There are some things that fit easily into my daily routine—things that I must do for the day to operate smoothly.
These things include: doing yoga first thing upon rising, making the kids’ lunches before they are out of bed, getting water and snacks into my work bag, doing the dishes before bed, and writing daily.
Sitting down to meditate is not on this list.
I started my journey into meditation while receiving physical therapy for broken wrists in 1991. My therapist told me to find a way to “go somewhere else” while she worked on me. I got some books from the library and began a practice that is now integrated without needing to be named.
I don’t call it meditation anymore, because letting my mind separate from what is happening in my physical world happens without effort. I don’t sit down with a cushion and clear my calendar for any length of time. Yes, occasionally I will listen to a guided meditation on my phone to get some new ideas. Mostly, though, I have learned that my best meditative state happens when I am not planning or focusing on it.
Driving down the highway, I count the white lines and let loose my mind. Doing the dishes, I observe myself and my breath. Walking to the store, I measure my gait and let the rhythm of my steps transport me. Folding clothes, I bask in the glory of the perfect stacks. Gardening, I turn the compost while tuning my thoughts to the frequency of star sound.
Can this be meditation?
I have read books, listened to podcasts, attended lectures and courses, and studied Baba Ram Dass and Jainism. I have slept in the monasteries of Kyoto and Asahikawa to rise at the 4 a.m. gong and sit zazen. I have been cleansed by the smoke of 500 sage branches.
And still, I find meditation to be a dirty word—at least for me.
Meditation has become a buzzword. And I have shied away from trends and fitting in my whole life, so if you ask me if I meditate I will say, “Yes, and no.” In yoga classes, when the teacher invites a moment of stillness, I can easily fall into my favorite visualization of the serpent slithering through me, lighting up my chakras as she passes and coiling up to rest above my head in my eighth chakra, just above the sahasrara.

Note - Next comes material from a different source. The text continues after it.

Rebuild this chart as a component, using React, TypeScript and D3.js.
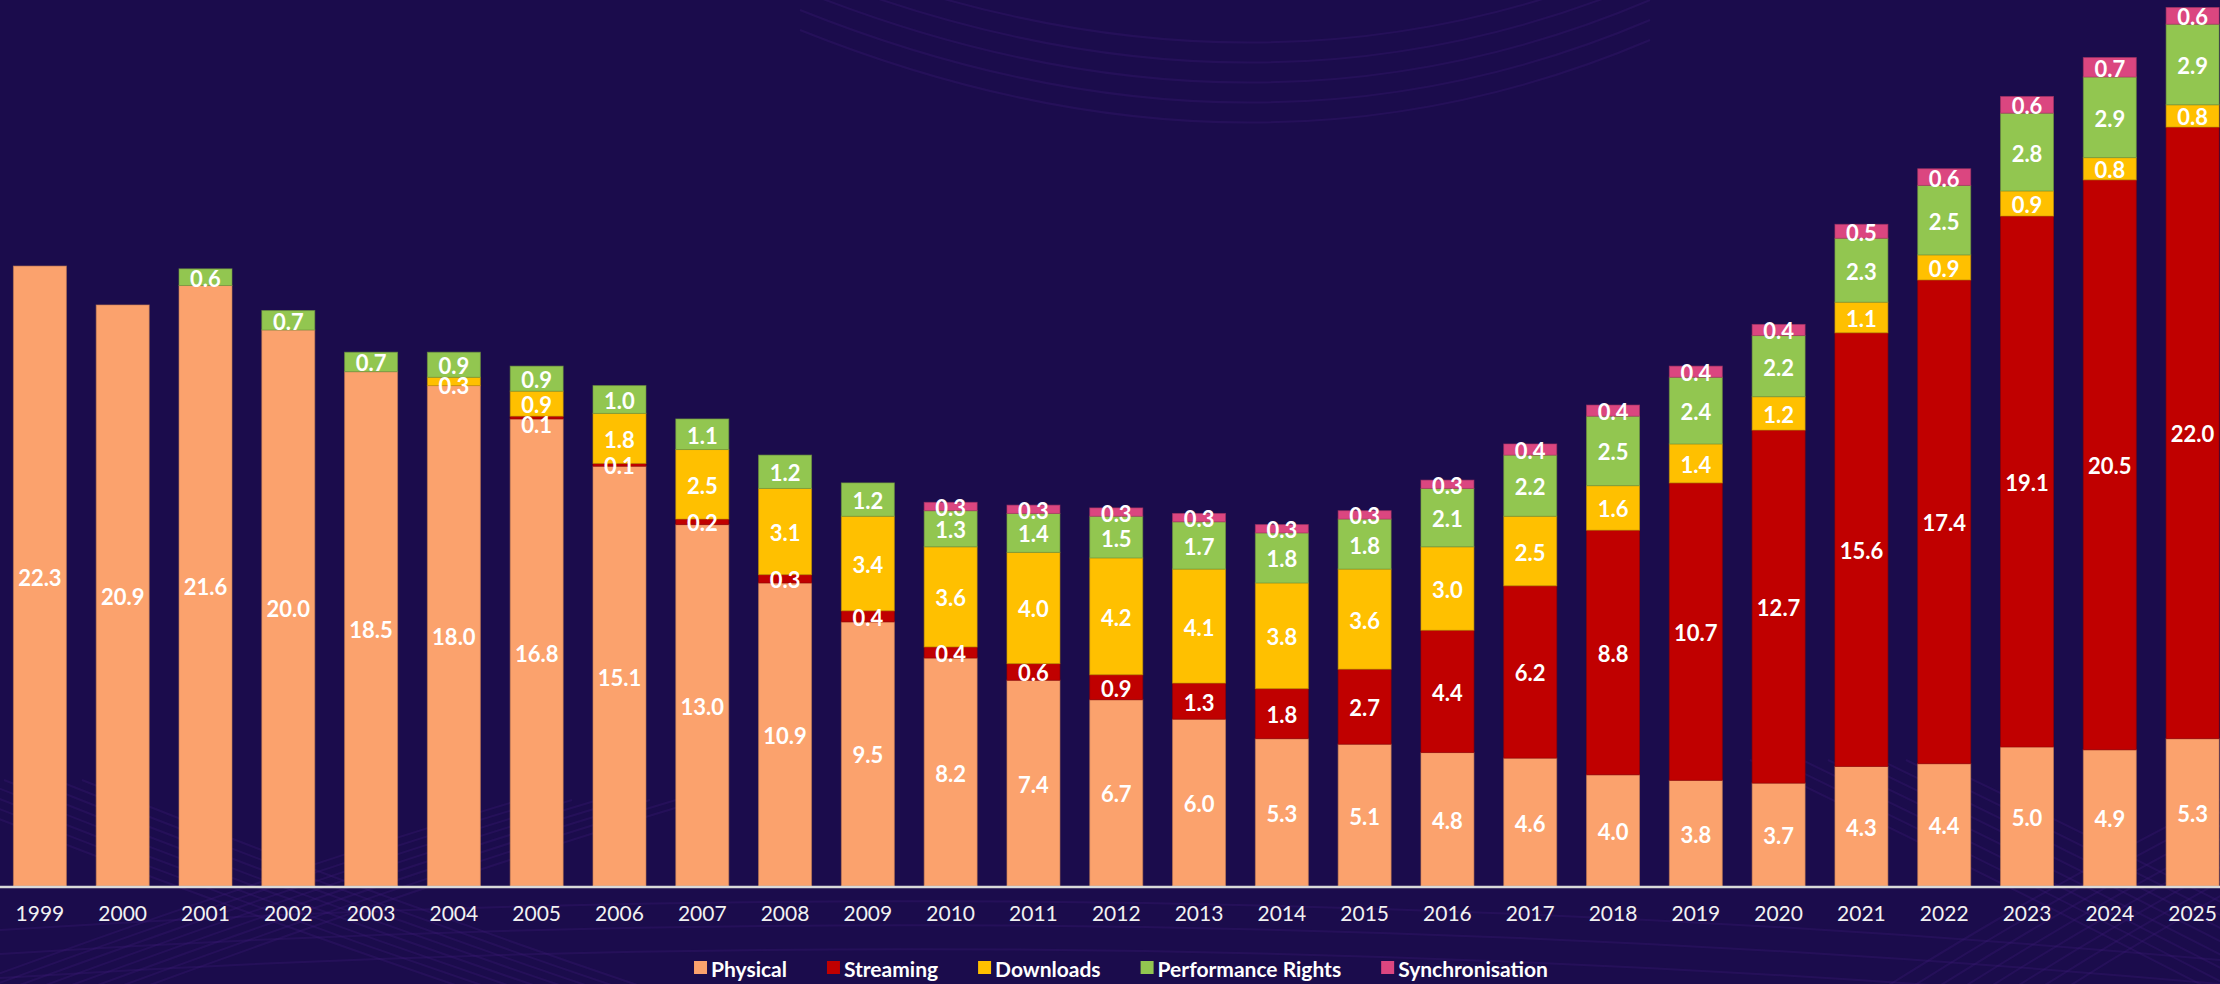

And still, I don’t meditate. This is because to “meditate” has connotations of effort and technique. Planning a time to fit meditation into my life is impossible. Instead of naming my practice meditation, I choose to leave my practice undefined. This frees me to renovate, reuse, alter, add to, and extrapolate when needed.
So, come join me in a mindful/mindless state; let’s level up our conscious connections to each other and the world around us. Let’s not meditate—together.